I continue to have remarkable luck in evading the sometimes heavy rainshowers. Today I was in the old baroque opera house, at a fascinating exhibit of all the Ring stage sets since 1876, and then generally admiring the interior, which is lavishly decorated in high Baroque style. It's pretty fabulous but I can see why Wagner though it inappropriate for his world-myths. Oddly enough most of the postcards around town are of the baroque theater and not the Festspielhaus, undoubtedly because it's more picturesque. There seem to be only a limited number of postcards available of the town, since you see the same ones everyplace: lots of the baroque theater, a few of the Festspielhaus, then Ludwig II and the Wagners in various combos, and then sort of kitschy cartoons of Ring scenes. I should have brought a camera.
In some ways the rain is a good thing, since it keeps the temperatures in the Festspielhaus comfortable. The lack of armrests isn't a problem either; I thought I would be squeezed between gelatinous Germans but in fact I am less cramped side-to-side than in most American opera houses. (In any event my seatmates turned out to be other members of the Wagner Society and not some of the absurdly dressed women with trains and scarves and whatnot that would spread out too much. While I'm on costume: I don't understand why men would go to the trouble of wearing formal evening dress only to have the scooping necklines of their undershirts clearly visible through their thin shirts. As usual I'm left wondering what people are thinking, though I'm sure some are wondering what I'm doing. I don't see that many colored or striped shirts. Another thing I've noticed here: walking the streets you see almost no one wearing hats, and by hats I mean baseball-style caps. It wasn't until today that I saw a couple, and those were on very young boys.) Back to the Festspielhaus (which is what we do here, go back to the Festspielhaus): except for the painfully hard seats, it's actually quite comfortable, which I realize is a lucky chance due to the poor weather.

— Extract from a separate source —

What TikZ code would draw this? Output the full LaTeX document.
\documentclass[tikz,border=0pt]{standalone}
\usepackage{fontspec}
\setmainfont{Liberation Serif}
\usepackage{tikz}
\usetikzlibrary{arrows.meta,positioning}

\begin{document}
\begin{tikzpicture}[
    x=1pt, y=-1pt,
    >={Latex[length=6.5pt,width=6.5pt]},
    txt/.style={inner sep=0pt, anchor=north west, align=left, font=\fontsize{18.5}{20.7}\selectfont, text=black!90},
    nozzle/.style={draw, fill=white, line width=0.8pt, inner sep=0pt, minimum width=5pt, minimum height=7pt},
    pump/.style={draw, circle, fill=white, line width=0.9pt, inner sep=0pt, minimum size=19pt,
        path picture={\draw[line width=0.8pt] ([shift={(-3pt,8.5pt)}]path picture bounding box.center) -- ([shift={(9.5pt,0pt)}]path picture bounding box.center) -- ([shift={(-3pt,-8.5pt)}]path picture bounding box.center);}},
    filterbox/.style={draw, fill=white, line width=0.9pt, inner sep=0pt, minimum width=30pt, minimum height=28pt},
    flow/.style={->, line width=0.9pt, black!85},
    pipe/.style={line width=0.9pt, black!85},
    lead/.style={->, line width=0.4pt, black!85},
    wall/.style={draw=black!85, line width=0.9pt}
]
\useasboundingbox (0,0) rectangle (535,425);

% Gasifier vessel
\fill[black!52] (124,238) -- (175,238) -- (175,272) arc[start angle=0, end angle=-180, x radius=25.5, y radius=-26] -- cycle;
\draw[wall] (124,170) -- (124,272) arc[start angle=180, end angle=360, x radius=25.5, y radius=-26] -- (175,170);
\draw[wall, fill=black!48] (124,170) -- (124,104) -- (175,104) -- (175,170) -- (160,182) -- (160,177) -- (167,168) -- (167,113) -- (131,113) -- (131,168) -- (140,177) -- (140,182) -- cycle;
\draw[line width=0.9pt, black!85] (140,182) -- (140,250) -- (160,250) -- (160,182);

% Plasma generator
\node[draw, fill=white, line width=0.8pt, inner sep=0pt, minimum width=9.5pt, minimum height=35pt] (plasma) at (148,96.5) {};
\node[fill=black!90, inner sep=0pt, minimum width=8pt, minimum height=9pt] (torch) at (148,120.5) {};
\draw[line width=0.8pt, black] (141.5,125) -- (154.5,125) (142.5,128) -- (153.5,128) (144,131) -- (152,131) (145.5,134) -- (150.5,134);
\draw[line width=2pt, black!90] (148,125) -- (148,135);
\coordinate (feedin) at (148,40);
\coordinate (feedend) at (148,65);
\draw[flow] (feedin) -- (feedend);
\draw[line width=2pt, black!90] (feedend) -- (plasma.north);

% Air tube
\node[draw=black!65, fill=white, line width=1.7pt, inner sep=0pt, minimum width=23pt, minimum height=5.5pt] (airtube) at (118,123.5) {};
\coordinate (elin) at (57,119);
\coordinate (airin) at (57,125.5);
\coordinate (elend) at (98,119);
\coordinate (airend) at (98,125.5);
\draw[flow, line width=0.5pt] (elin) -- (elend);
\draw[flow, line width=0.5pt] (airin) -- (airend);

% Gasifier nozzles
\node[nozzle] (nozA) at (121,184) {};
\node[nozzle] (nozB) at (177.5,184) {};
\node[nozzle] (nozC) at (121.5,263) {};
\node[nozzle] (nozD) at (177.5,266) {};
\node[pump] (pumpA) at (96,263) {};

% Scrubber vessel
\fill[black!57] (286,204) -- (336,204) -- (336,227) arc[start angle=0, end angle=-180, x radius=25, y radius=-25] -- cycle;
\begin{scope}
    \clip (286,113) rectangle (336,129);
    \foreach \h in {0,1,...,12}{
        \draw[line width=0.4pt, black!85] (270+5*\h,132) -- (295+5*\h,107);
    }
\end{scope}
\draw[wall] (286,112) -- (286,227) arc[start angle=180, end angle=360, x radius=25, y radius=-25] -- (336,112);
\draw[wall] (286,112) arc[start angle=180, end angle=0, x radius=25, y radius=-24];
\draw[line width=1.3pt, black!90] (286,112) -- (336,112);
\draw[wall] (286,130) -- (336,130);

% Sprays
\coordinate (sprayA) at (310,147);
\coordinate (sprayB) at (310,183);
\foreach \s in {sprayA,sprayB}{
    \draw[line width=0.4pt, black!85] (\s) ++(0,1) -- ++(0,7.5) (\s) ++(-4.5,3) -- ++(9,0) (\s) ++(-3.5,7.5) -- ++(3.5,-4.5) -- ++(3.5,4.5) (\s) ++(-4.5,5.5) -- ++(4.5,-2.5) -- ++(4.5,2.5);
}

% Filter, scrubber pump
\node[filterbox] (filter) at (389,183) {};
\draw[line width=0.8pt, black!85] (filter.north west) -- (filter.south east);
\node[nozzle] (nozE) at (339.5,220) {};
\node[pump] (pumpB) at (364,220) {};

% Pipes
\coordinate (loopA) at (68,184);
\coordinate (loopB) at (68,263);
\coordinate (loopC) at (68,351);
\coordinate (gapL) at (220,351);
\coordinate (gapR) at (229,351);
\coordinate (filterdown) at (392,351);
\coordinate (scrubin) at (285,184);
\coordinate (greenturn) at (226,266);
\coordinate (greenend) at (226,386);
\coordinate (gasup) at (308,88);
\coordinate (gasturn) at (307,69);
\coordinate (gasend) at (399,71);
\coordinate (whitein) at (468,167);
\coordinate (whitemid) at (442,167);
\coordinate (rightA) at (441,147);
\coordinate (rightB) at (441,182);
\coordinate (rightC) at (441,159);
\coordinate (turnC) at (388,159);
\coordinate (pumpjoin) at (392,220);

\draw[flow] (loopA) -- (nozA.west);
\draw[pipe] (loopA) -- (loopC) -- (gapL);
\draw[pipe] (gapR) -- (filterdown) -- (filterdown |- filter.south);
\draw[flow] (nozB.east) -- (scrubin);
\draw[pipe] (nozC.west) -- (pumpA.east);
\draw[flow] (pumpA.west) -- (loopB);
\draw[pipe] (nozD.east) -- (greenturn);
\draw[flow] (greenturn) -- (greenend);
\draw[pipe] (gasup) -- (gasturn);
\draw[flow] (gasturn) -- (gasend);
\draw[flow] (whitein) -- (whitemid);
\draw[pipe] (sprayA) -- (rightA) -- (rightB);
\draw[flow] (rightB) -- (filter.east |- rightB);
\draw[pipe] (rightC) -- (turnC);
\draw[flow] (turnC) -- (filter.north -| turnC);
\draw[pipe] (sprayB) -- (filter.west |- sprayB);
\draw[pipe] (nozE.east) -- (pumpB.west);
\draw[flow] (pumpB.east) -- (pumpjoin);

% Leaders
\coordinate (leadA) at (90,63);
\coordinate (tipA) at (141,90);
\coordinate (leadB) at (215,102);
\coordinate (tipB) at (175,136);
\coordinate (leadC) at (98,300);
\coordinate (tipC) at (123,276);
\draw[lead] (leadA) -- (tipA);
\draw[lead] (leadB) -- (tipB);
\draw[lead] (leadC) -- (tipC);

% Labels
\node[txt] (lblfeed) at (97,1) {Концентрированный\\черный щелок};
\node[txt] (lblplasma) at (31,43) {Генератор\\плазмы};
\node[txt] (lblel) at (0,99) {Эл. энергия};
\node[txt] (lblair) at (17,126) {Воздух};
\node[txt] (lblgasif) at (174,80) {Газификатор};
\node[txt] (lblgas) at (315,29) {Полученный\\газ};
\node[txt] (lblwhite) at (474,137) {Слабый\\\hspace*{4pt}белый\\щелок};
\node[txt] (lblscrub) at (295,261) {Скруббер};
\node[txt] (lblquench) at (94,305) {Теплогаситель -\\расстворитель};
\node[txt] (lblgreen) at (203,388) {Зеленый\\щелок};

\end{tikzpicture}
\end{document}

Once again I'm getting this wonderful Charles Ives effect here in the lobby, with the Pilgrim's chorus from Tannhauser playing against a cocktail-bar version of Take the A Train. Fortunately no one is currently smoking in the lobby: I think that maybe the Germans don't smoke that much more than Americans, they just have even fewer rules about where it's prohibited. It's very odd, as if it's America 40 years ago. They seem more advanced than us in many ways (national health care, heavily subsidized arts --well, I hear that's being cut back, vacations that start at a month long, national leaders who are not buffoons and international war criminals) that it seems surprising they're so far behind in this regard.
By the time I figure out this keyboard (the z/y switch continues to plague me) I'll be leaving and messed up for my American keyboards. Travel is very broadening!